■ WHAT THE EXERCISE ASKS:
Without any pictures, restate the lines from the one containing "Emit a Python" to the one containing "from matplotlib.lines import Line2D", word for word, ends included.

■ Dataset items:

========================================================================

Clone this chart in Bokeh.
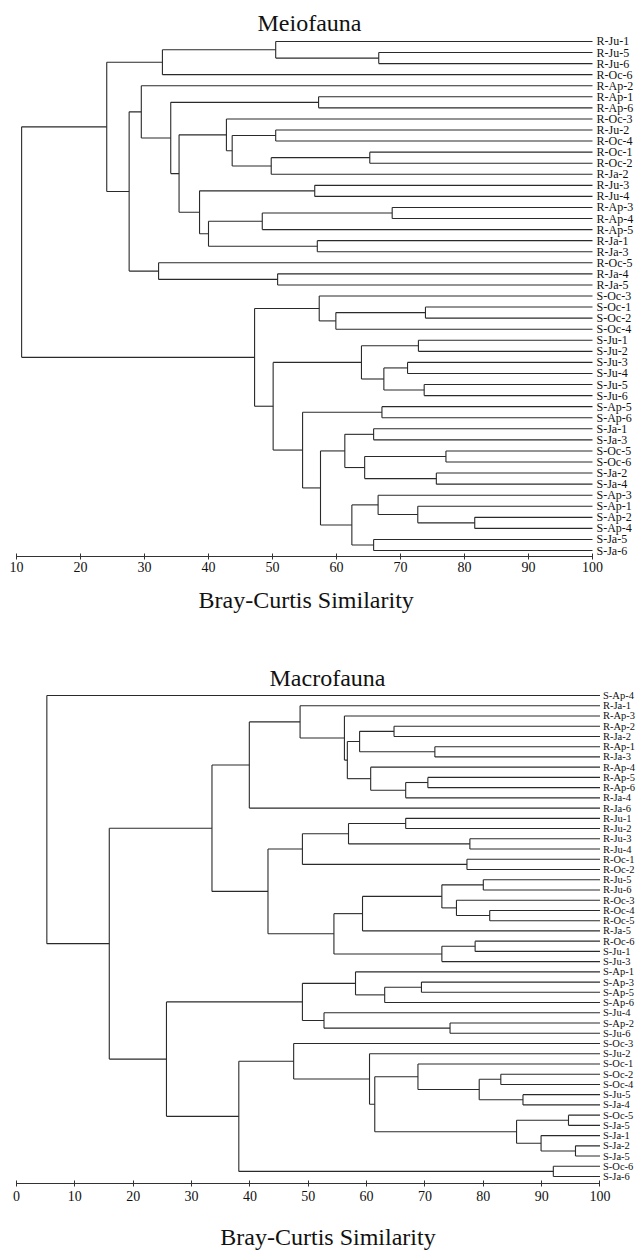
import numpy as np
from bokeh.plotting import figure
from bokeh.layouts import column
from bokeh.models import Range1d, ColumnDataSource, FixedTicker, Title
from bokeh.core.properties import value
from bokeh.embed import file_html
from bokeh.resources import INLINE

FONT = "Liberation Serif"

# ---------------- Meiofauna ----------------
meio_leaves = ["R-Ju-1", "R-Ju-5", "R-Ju-6", "R-Oc-6", "R-Ap-2", "R-Ap-1", "R-Ap-6",
               "R-Oc-3", "R-Ju-2", "R-Oc-4", "R-Oc-1", "R-Oc-2", "R-Ja-2", "R-Ju-3",
               "R-Ju-4", "R-Ap-3", "R-Ap-4", "R-Ap-5", "R-Ja-1", "R-Ja-3", "R-Oc-5",
               "R-Ja-4", "R-Ja-5", "S-Oc-3", "S-Oc-1", "S-Oc-2", "S-Oc-4", "S-Ju-1",
               "S-Ju-2", "S-Ju-3", "S-Ju-4", "S-Ju-5", "S-Ju-6", "S-Ap-5", "S-Ap-6",
               "S-Ja-1", "S-Ja-3", "S-Oc-5", "S-Oc-6", "S-Ja-2", "S-Ja-4", "S-Ap-3",
               "S-Ap-1", "S-Ap-2", "S-Ap-4", "S-Ja-5", "S-Ja-6"]
# (child a, child b, similarity); ints = leaf index, "mK" = K-th merge
meio_merges = [
    (1, 2, 66.6), (0, "m0", 50.5), ("m1", 3, 32.8), (5, 6, 57.2), (8, 9, 50.5),
    (10, 11, 65.2), ("m5", 12, 49.8), ("m4", "m6", 43.7), (7, "m7", 42.8),
    (13, 14, 56.6), (15, 16, 68.7), ("m10", 17, 48.4), (18, 19, 57.0),
    ("m11", "m12", 40.0), ("m9", "m13", 38.6), ("m8", "m14", 35.4),
    ("m3", "m15", 34.1), (4, "m16", 29.5), (21, 22, 50.8), (20, "m18", 32.2),
    ("m17", "m19", 27.6), ("m2", "m20", 24.1),
    (24, 25, 73.9), ("m22", 26, 59.9), (23, "m23", 57.3), (27, 28, 72.8),
    (29, 30, 71.1), (31, 32, 73.7), ("m26", "m27", 67.4), ("m25", "m28", 63.9),
    (33, 34, 67.1), (35, 36, 65.8), (37, 38, 77.1), (39, 40, 75.6),
    ("m32", "m33", 64.4), ("m31", "m34", 61.3), (43, 44, 81.6), (42, "m36", 72.7),
    (41, "m37", 66.5), (45, 46, 65.8), ("m38", "m39", 62.4), ("m35", "m40", 57.5),
    ("m30", "m41", 54.7), ("m29", "m42", 50.1), ("m24", "m43", 47.2),
    ("m21", "m44", 10.8),
]
meio_ticks = [10, 20, 30, 40, 50, 60, 70, 80, 90, 100]

# ---------------- Macrofauna ----------------
macro_leaves = ["S-Ap-4", "R-Ja-1", "R-Ap-3", "R-Ap-2", "R-Ja-2", "R-Ap-1", "R-Ja-3",
                "R-Ap-4", "R-Ap-5", "R-Ap-6", "R-Ja-4", "R-Ja-6", "R-Ju-1", "R-Ju-2",
                "R-Ju-3", "R-Ju-4", "R-Oc-1", "R-Oc-2", "R-Ju-5", "R-Ju-6", "R-Oc-3",
                "R-Oc-4", "R-Oc-5", "R-Ja-5", "R-Oc-6", "S-Ju-1", "S-Ju-3", "S-Ap-1",
                "S-Ap-3", "S-Ap-5", "S-Ap-6", "S-Ju-4", "S-Ap-2", "S-Ju-6", "S-Oc-3",
                "S-Ju-2", "S-Oc-1", "S-Oc-2", "S-Oc-4", "S-Ju-5", "S-Ja-4", "S-Oc-5",
                "S-Ja-5", "S-Ja-1", "S-Ja-2", "S-Ja-5", "S-Oc-6", "S-Ja-6"]
macro_merges = [
    (3, 4, 64.7), (5, 6, 71.7), ("m0", "m1", 58.8), (8, 9, 70.5), ("m3", 10, 66.7),
    (7, "m4", 60.7), ("m2", "m5", 56.7), (2, "m6", 56.2), (1, "m7", 48.6),
    ("m8", 11, 39.9), (12, 13, 66.7), (14, 15, 77.7), ("m10", "m11", 56.9),
    (16, 17, 77.2), ("m12", "m13", 49.0), (18, 19, 80.0), (21, 22, 81.1),
    (20, "m16", 75.4), ("m15", "m17", 72.9), ("m18", 23, 59.3), (24, 25, 78.6),
    ("m20", 26, 72.9), ("m19", "m21", 54.4), ("m14", "m22", 43.1),
    ("m9", "m23", 33.5),
    (28, 29, 69.4), ("m25", 30, 63.1), (27, "m26", 58.1), (32, 33, 74.3),
    (31, "m28", 52.7), ("m27", "m29", 49.0), (37, 38, 83.0), (39, 40, 86.8),
    ("m31", "m32", 79.3), (36, "m33", 68.8), (41, 42, 94.6), (44, 45, 95.8),
    (43, "m36", 89.9), ("m35", "m37", 85.7), ("m34", "m38", 61.4),
    (35, "m39", 60.5), (34, "m40", 47.5), (46, 47, 92.0), ("m41", "m42", 38.1),
    ("m30", "m43", 25.7), ("m24", "m44", 15.9), (0, "m45", 5.2),
]
macro_ticks = [0, 10, 20, 30, 40, 50, 60, 70, 80, 90, 100]

XTITLE = "Bray-Curtis Similarity"


def dendro_segments(merges, leaf_x):
    pos = {}
    x0, y0, x1, y1 = [], [], [], []

    def get(c):
        if isinstance(c, int):
            return leaf_x, float(c)
        return pos[c]

    for k, (a, b, h) in enumerate(merges):
        xa, ya = get(a)
        xb, yb = get(b)
        x0 += [xa, xb, h]
        y0 += [ya, yb, ya]
        x1 += [h, h, h]
        y1 += [ya, yb, yb]
        pos["m%d" % k] = (h, (ya + yb) / 2.0)
    return dict(x0=x0, y0=y0, x1=x1, y1=y1)


def make_panel(title, leaves, merges, ticks, x_end, frame_w, frame_h,
               pad_top, pad_bot, border_left, border_top, title_offset,
               title_standoff, label_size, label_offset, tick_standoff):
    n = len(leaves)
    p = figure(frame_width=frame_w, frame_height=frame_h,
               x_range=Range1d(ticks[0], x_end),
               y_range=Range1d(n - 1 + pad_bot, -pad_top),
               y_axis_location=None, toolbar_location=None,
               output_backend="svg", min_border_left=border_left,
               min_border_right=0, min_border_top=border_top,
               min_border_bottom=0)
    p.title.text = title
    p.title.align = "left"
    p.title.offset = title_offset
    p.title.standoff = title_standoff
    p.title.text_font = FONT
    p.title.text_font_style = "normal"
    p.title.text_font_size = "24px"
    p.title.text_color = "#111111"

    seg = ColumnDataSource(dendro_segments(merges, ticks[-1]))
    p.segment(x0="x0", y0="y0", x1="x1", y1="y1", source=seg,
              line_color="#2a2a2a", line_width=1.1)

    lab = ColumnDataSource(dict(x=np.full(n, float(ticks[-1])),
                                y=np.arange(n, dtype=float), t=leaves))
    p.text(x="x", y="y", text="t", source=lab, x_offset=label_offset,
           text_baseline="middle", text_align="left",
           text_font=value(FONT), text_font_size=label_size,
           text_color="#111111")

    ax = p.xaxis[0]
    ax.ticker = FixedTicker(ticks=ticks)
    ax.bounds = (ticks[0], ticks[-1])
    ax.axis_line_color = "#333333"
    ax.axis_line_width = 1
    ax.major_tick_in = 3
    ax.major_tick_out = 3
    ax.major_tick_line_color = "#333333"
    ax.minor_tick_in = 0
    ax.minor_tick_out = 0
    ax.major_label_standoff = tick_standoff
    ax.major_label_text_font = FONT
    ax.major_label_text_font_size = "14px"
    ax.major_label_text_color = "#111111"

    p.grid.visible = False
    p.outline_line_color = None
    p.background_fill_color = "white"
    p.border_fill_color = "white"
    return p


# top chart: axis title as a Title below (left aligned with offset)
p1 = make_panel("Meiofauna", meio_leaves, meio_merges, meio_ticks,
                x_end=106.875, frame_w=620, frame_h=521, pad_top=0.54, pad_bot=0.54,
                border_left=16, border_top=35, title_offset=241,
                title_standoff=0, label_size="12px", label_offset=4,
                tick_standoff=2)
p1.add_layout(Title(text=XTITLE, align="left", offset=182, text_font=FONT,
                    text_font_style="normal", text_font_size="24px",
                    text_color="#111111", standoff=20), "below")

# bottom chart: axis title as the axis label
p2 = make_panel("Macrofauna", macro_leaves, macro_merges, macro_ticks,
                x_end=106.77, frame_w=623, frame_h=493, pad_top=0.49, pad_bot=0.68,
                border_left=13, border_top=68, title_offset=253,
                title_standoff=0, label_size="10.5px", label_offset=3,
                tick_standoff=4)
ax2 = p2.xaxis[0]
ax2.axis_label = XTITLE
ax2.axis_label_standoff = 20
ax2.axis_label_text_font = FONT
ax2.axis_label_text_font_style = "normal"
ax2.axis_label_text_font_size = "24px"
ax2.axis_label_text_color = "#111111"

layout = column(p1, p2, spacing=0)
open("out.html", "w").write(file_html(layout, INLINE))
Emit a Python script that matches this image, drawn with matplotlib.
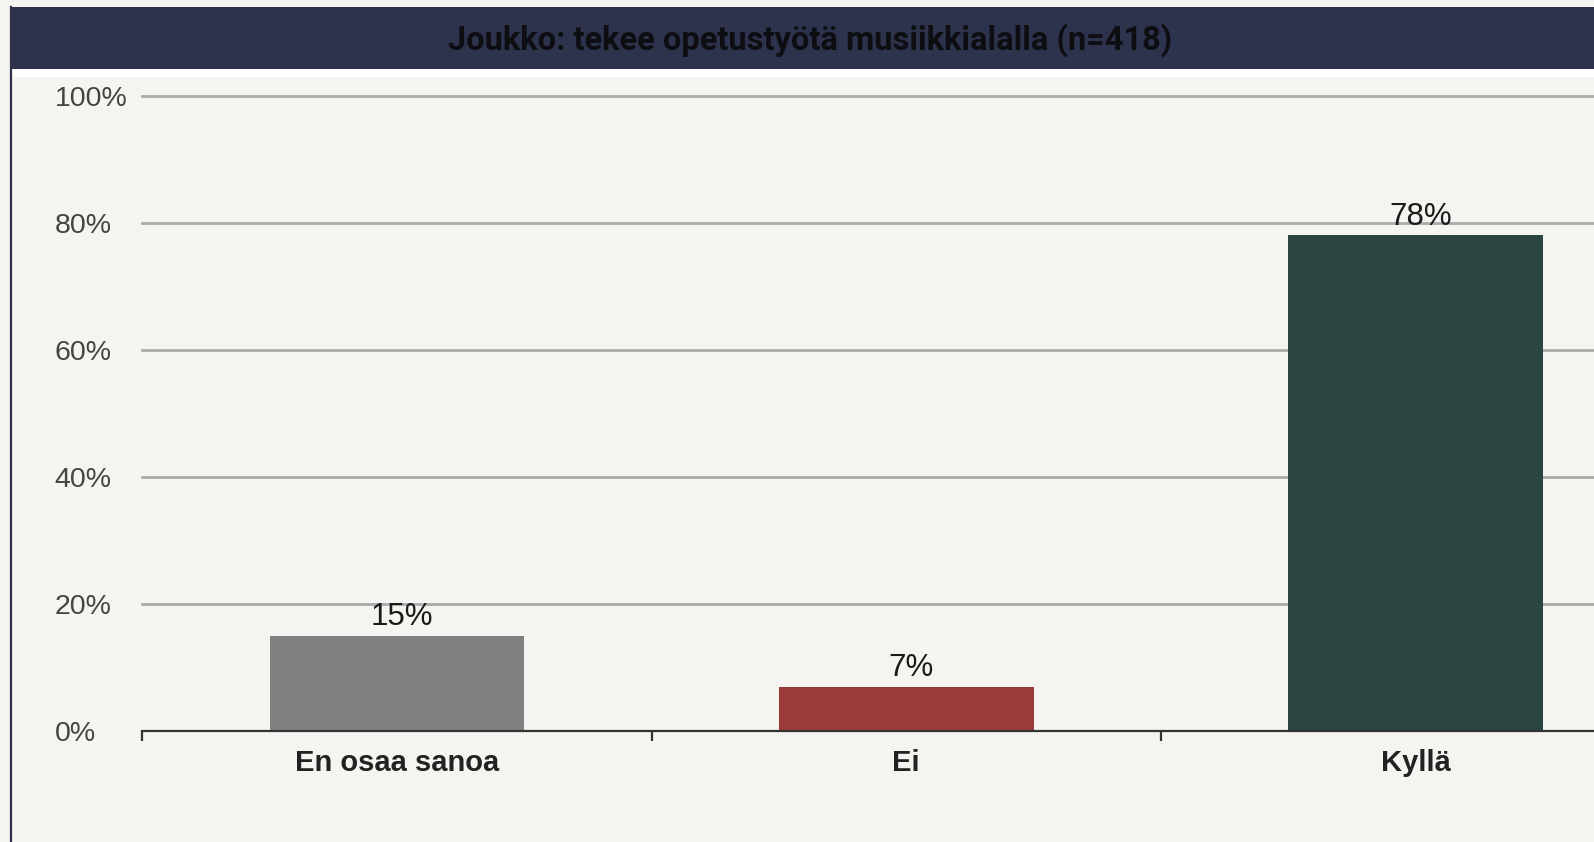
import matplotlib
matplotlib.use("Agg")
import matplotlib.pyplot as plt
from matplotlib.patches import Rectangle
from matplotlib.lines import Line2D

# data
kategoriat = ["En osaa sanoa", "Ei", "Kyllä"]
osuudet = [15, 7, 78]
varit = ["#808080", "#9b3a3a", "#2b4540"]
y_tikit = [0, 20, 40, 60, 80, 100]
otsikko = "Joukko: tekee opetustyötä musiikkialalla (n=418)"

tausta = "#f5f4f0"
navy = "#2d334c"

W, H = 1594, 842
fig = plt.figure(figsize=(W / 100, H / 100), dpi=100, facecolor=tausta)

# otsikkopalkki ja kehykset
fig.patches.append(Rectangle((10 / W, 1 - 69 / H), 1, 62 / H, transform=fig.transFigure,
                             facecolor=navy, edgecolor="none", zorder=0))
fig.patches.append(Rectangle((12 / W, 1 - 77 / H), 1, 8 / H, transform=fig.transFigure,
                             facecolor="white", edgecolor="none", zorder=0))
fig.lines.append(Line2D([11 / W, 11 / W], [0, 1 - 7 / H], transform=fig.transFigure,
                        color=navy, lw=1.6))
fig.text(810 / W, 1 - 40 / H, otsikko, ha="center", va="center", fontsize=23.5,
         fontweight="bold", family="Roboto", color="#0d0d12")

# kuvaaja
ax = fig.add_axes([142.3 / W, (H - 731) / H, 1528 / W, 635.4 / H])
ax.set_facecolor(tausta)
x = list(range(len(kategoriat)))
ax.bar(x, osuudet, width=0.5, color=varit, zorder=3)
ax.set_xlim(-0.5, 2.5)
ax.set_ylim(0, 100)

for yy in y_tikit[1:]:
    ax.axhline(yy, color="#ababab", lw=2.0, zorder=1, clip_on=False)
ax.axhline(0, color="#333333", lw=1.6, zorder=4, clip_on=False)

for s in ax.spines.values():
    s.set_visible(False)

ax.set_yticks(y_tikit)
ax.set_yticklabels([f"{v}%" for v in y_tikit], family="Liberation Sans", fontsize=20.5,
                   color="#444444", ha="left")
ax.tick_params(axis="y", length=0, pad=63)

ax.set_xticks([-0.5, 0.5, 1.5, 2.5])
ax.set_xticklabels([])
ax.tick_params(axis="x", length=7, width=1.6, color="#333333")
for i, k in enumerate(kategoriat):
    ax.text(i, -5.0, k, ha="center", va="center", fontsize=21, fontweight="bold",
            family="Liberation Sans", color="#222222")

for i, v in enumerate(osuudet):
    ax.text(i + 0.01, v + 0.6, f"{v}%", ha="center", va="bottom", fontsize=22.5,
            family="Liberation Sans", color="#1a1a1a")

fig.savefig("out.png", dpi=100, facecolor=tausta)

========================================================================

■ ANSWER FOR THE TASK:
Emit a Python script that matches this image, drawn with matplotlib.
import matplotlib
matplotlib.use("Agg")
import matplotlib.pyplot as plt
from matplotlib.patches import Rectangle
from matplotlib.lines import Line2D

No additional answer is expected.